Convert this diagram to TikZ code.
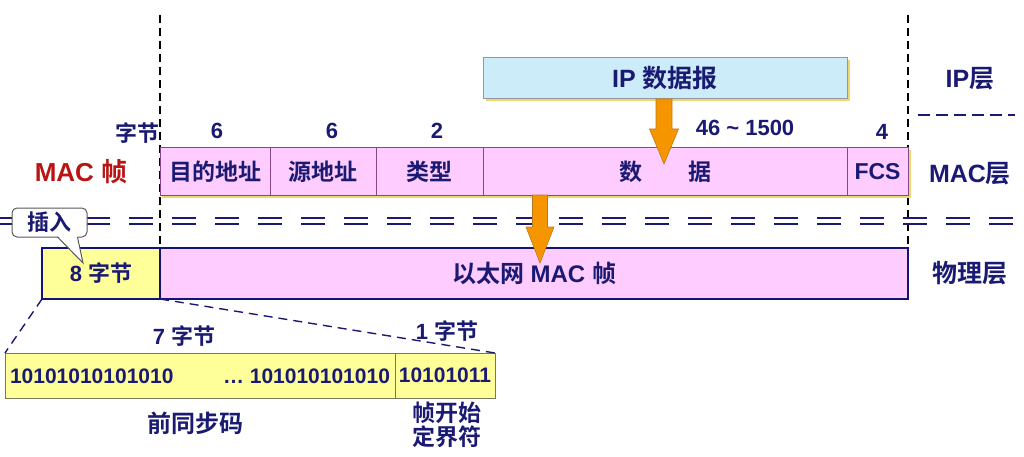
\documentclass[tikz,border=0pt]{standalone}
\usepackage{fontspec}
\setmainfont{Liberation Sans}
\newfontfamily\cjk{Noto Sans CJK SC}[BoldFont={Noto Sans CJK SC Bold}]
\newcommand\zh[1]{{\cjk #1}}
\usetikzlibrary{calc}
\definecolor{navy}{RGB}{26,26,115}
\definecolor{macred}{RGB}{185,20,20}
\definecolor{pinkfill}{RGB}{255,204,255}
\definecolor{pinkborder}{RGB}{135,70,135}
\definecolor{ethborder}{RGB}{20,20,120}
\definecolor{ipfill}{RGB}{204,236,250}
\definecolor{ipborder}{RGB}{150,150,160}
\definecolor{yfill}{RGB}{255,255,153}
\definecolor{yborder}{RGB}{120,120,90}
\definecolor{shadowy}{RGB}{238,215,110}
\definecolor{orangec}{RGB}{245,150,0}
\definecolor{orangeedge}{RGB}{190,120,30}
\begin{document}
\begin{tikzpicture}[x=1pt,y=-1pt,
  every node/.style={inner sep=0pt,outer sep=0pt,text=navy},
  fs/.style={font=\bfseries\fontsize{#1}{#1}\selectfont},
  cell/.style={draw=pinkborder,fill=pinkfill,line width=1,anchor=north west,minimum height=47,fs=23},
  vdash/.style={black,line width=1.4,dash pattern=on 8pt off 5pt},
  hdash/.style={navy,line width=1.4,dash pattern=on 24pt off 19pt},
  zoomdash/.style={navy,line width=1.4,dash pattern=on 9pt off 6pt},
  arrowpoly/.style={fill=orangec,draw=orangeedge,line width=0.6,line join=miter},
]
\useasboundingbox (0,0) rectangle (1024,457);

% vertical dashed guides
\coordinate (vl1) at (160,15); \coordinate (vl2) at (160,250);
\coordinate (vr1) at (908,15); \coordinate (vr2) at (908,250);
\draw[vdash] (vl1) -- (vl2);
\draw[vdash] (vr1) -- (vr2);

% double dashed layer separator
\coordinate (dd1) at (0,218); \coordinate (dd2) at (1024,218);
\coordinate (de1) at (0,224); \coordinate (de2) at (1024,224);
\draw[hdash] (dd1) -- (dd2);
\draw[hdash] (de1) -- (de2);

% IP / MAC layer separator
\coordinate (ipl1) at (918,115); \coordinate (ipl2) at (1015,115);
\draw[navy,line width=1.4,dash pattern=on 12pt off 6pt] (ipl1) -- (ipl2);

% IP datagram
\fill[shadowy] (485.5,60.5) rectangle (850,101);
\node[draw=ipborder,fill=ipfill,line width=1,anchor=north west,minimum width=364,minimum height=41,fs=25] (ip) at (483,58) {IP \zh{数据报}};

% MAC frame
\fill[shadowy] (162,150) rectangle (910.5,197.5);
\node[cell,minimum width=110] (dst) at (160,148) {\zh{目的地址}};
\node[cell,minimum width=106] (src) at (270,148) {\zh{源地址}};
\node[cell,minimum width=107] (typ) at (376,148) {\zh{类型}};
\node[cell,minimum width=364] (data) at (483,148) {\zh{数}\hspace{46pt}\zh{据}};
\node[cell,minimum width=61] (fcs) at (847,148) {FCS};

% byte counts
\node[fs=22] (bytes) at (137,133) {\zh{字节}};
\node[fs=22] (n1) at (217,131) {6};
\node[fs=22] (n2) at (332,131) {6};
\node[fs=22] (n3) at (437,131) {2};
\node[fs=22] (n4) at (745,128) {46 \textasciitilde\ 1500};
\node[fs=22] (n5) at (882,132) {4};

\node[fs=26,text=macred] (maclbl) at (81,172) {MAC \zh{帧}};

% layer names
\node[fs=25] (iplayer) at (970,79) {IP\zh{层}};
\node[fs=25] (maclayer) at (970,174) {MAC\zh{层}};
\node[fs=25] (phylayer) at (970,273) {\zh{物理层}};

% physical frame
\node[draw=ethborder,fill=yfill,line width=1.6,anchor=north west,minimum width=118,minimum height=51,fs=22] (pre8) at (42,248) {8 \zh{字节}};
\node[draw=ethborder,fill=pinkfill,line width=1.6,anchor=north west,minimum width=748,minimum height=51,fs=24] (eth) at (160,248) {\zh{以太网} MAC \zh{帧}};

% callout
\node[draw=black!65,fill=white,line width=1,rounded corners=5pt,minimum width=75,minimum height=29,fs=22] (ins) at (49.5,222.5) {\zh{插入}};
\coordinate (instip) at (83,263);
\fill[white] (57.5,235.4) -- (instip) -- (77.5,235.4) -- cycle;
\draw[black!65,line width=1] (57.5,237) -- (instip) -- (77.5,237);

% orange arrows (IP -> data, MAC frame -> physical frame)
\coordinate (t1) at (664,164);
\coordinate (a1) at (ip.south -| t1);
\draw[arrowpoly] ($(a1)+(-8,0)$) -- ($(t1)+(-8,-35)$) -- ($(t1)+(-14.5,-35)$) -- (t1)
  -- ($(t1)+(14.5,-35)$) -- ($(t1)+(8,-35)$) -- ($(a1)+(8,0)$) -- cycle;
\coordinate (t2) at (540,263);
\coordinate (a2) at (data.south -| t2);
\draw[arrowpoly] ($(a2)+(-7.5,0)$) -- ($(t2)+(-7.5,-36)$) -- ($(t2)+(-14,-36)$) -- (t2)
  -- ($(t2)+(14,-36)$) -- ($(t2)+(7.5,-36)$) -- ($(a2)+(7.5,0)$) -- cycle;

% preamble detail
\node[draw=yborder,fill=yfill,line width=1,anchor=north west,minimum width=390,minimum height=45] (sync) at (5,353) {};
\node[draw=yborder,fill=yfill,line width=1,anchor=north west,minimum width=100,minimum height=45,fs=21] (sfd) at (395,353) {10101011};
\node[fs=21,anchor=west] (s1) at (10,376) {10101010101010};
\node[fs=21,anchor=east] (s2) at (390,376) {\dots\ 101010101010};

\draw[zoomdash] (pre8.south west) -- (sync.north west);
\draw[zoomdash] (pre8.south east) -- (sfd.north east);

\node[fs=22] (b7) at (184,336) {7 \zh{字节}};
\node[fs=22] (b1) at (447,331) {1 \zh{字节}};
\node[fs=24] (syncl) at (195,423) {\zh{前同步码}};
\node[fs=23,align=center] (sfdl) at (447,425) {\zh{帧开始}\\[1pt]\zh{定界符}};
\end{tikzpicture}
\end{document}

Given exercise -> Give every line above again exactly, with no pictures.

Written solution ->
Convert this diagram to TikZ code.
\documentclass[tikz,border=0pt]{standalone}
\usepackage{fontspec}
\setmainfont{Liberation Sans}
\newfontfamily\cjk{Noto Sans CJK SC}[BoldFont={Noto Sans CJK SC Bold}]
\newcommand\zh[1]{{\cjk #1}}
\usetikzlibrary{calc}
\definecolor{navy}{RGB}{26,26,115}
\definecolor{macred}{RGB}{185,20,20}
\definecolor{pinkfill}{RGB}{255,204,255}
\definecolor{pinkborder}{RGB}{135,70,135}
\definecolor{ethborder}{RGB}{20,20,120}
\definecolor{ipfill}{RGB}{204,236,250}
\definecolor{ipborder}{RGB}{150,150,160}
\definecolor{yfill}{RGB}{255,255,153}
\definecolor{yborder}{RGB}{120,120,90}
\definecolor{shadowy}{RGB}{238,215,110}
\definecolor{orangec}{RGB}{245,150,0}
\definecolor{orangeedge}{RGB}{190,120,30}
\begin{document}
\begin{tikzpicture}[x=1pt,y=-1pt,
  every node/.style={inner sep=0pt,outer sep=0pt,text=navy},
  fs/.style={font=\bfseries\fontsize{#1}{#1}\selectfont},
  cell/.style={draw=pinkborder,fill=pinkfill,line width=1,anchor=north west,minimum height=47,fs=23},
  vdash/.style={black,line width=1.4,dash pattern=on 8pt off 5pt},
  hdash/.style={navy,line width=1.4,dash pattern=on 24pt off 19pt},
  zoomdash/.style={navy,line width=1.4,dash pattern=on 9pt off 6pt},
  arrowpoly/.style={fill=orangec,draw=orangeedge,line width=0.6,line join=miter},
]
\useasboundingbox (0,0) rectangle (1024,457);

% vertical dashed guides
\coordinate (vl1) at (160,15); \coordinate (vl2) at (160,250);
\coordinate (vr1) at (908,15); \coordinate (vr2) at (908,250);
\draw[vdash] (vl1) -- (vl2);
\draw[vdash] (vr1) -- (vr2);

% double dashed layer separator
\coordinate (dd1) at (0,218); \coordinate (dd2) at (1024,218);
\coordinate (de1) at (0,224); \coordinate (de2) at (1024,224);
\draw[hdash] (dd1) -- (dd2);
\draw[hdash] (de1) -- (de2);

% IP / MAC layer separator
\coordinate (ipl1) at (918,115); \coordinate (ipl2) at (1015,115);
\draw[navy,line width=1.4,dash pattern=on 12pt off 6pt] (ipl1) -- (ipl2);

% IP datagram
\fill[shadowy] (485.5,60.5) rectangle (850,101);
\node[draw=ipborder,fill=ipfill,line width=1,anchor=north west,minimum width=364,minimum height=41,fs=25] (ip) at (483,58) {IP \zh{数据报}};

% MAC frame
\fill[shadowy] (162,150) rectangle (910.5,197.5);
\node[cell,minimum width=110] (dst) at (160,148) {\zh{目的地址}};
\node[cell,minimum width=106] (src) at (270,148) {\zh{源地址}};
\node[cell,minimum width=107] (typ) at (376,148) {\zh{类型}};
\node[cell,minimum width=364] (data) at (483,148) {\zh{数}\hspace{46pt}\zh{据}};
\node[cell,minimum width=61] (fcs) at (847,148) {FCS};

% byte counts
\node[fs=22] (bytes) at (137,133) {\zh{字节}};
\node[fs=22] (n1) at (217,131) {6};
\node[fs=22] (n2) at (332,131) {6};
\node[fs=22] (n3) at (437,131) {2};
\node[fs=22] (n4) at (745,128) {46 \textasciitilde\ 1500};
\node[fs=22] (n5) at (882,132) {4};

\node[fs=26,text=macred] (maclbl) at (81,172) {MAC \zh{帧}};

% layer names
\node[fs=25] (iplayer) at (970,79) {IP\zh{层}};
\node[fs=25] (maclayer) at (970,174) {MAC\zh{层}};
\node[fs=25] (phylayer) at (970,273) {\zh{物理层}};

% physical frame
\node[draw=ethborder,fill=yfill,line width=1.6,anchor=north west,minimum width=118,minimum height=51,fs=22] (pre8) at (42,248) {8 \zh{字节}};
\node[draw=ethborder,fill=pinkfill,line width=1.6,anchor=north west,minimum width=748,minimum height=51,fs=24] (eth) at (160,248) {\zh{以太网} MAC \zh{帧}};

% callout
\node[draw=black!65,fill=white,line width=1,rounded corners=5pt,minimum width=75,minimum height=29,fs=22] (ins) at (49.5,222.5) {\zh{插入}};
\coordinate (instip) at (83,263);
\fill[white] (57.5,235.4) -- (instip) -- (77.5,235.4) -- cycle;
\draw[black!65,line width=1] (57.5,237) -- (instip) -- (77.5,237);

% orange arrows (IP -> data, MAC frame -> physical frame)
\coordinate (t1) at (664,164);
\coordinate (a1) at (ip.south -| t1);
\draw[arrowpoly] ($(a1)+(-8,0)$) -- ($(t1)+(-8,-35)$) -- ($(t1)+(-14.5,-35)$) -- (t1)
  -- ($(t1)+(14.5,-35)$) -- ($(t1)+(8,-35)$) -- ($(a1)+(8,0)$) -- cycle;
\coordinate (t2) at (540,263);
\coordinate (a2) at (data.south -| t2);
\draw[arrowpoly] ($(a2)+(-7.5,0)$) -- ($(t2)+(-7.5,-36)$) -- ($(t2)+(-14,-36)$) -- (t2)
  -- ($(t2)+(14,-36)$) -- ($(t2)+(7.5,-36)$) -- ($(a2)+(7.5,0)$) -- cycle;

% preamble detail
\node[draw=yborder,fill=yfill,line width=1,anchor=north west,minimum width=390,minimum height=45] (sync) at (5,353) {};
\node[draw=yborder,fill=yfill,line width=1,anchor=north west,minimum width=100,minimum height=45,fs=21] (sfd) at (395,353) {10101011};
\node[fs=21,anchor=west] (s1) at (10,376) {10101010101010};
\node[fs=21,anchor=east] (s2) at (390,376) {\dots\ 101010101010};

\draw[zoomdash] (pre8.south west) -- (sync.north west);
\draw[zoomdash] (pre8.south east) -- (sfd.north east);

\node[fs=22] (b7) at (184,336) {7 \zh{字节}};
\node[fs=22] (b1) at (447,331) {1 \zh{字节}};
\node[fs=24] (syncl) at (195,423) {\zh{前同步码}};
\node[fs=23,align=center] (sfdl) at (447,425) {\zh{帧开始}\\[1pt]\zh{定界符}};
\end{tikzpicture}
\end{document}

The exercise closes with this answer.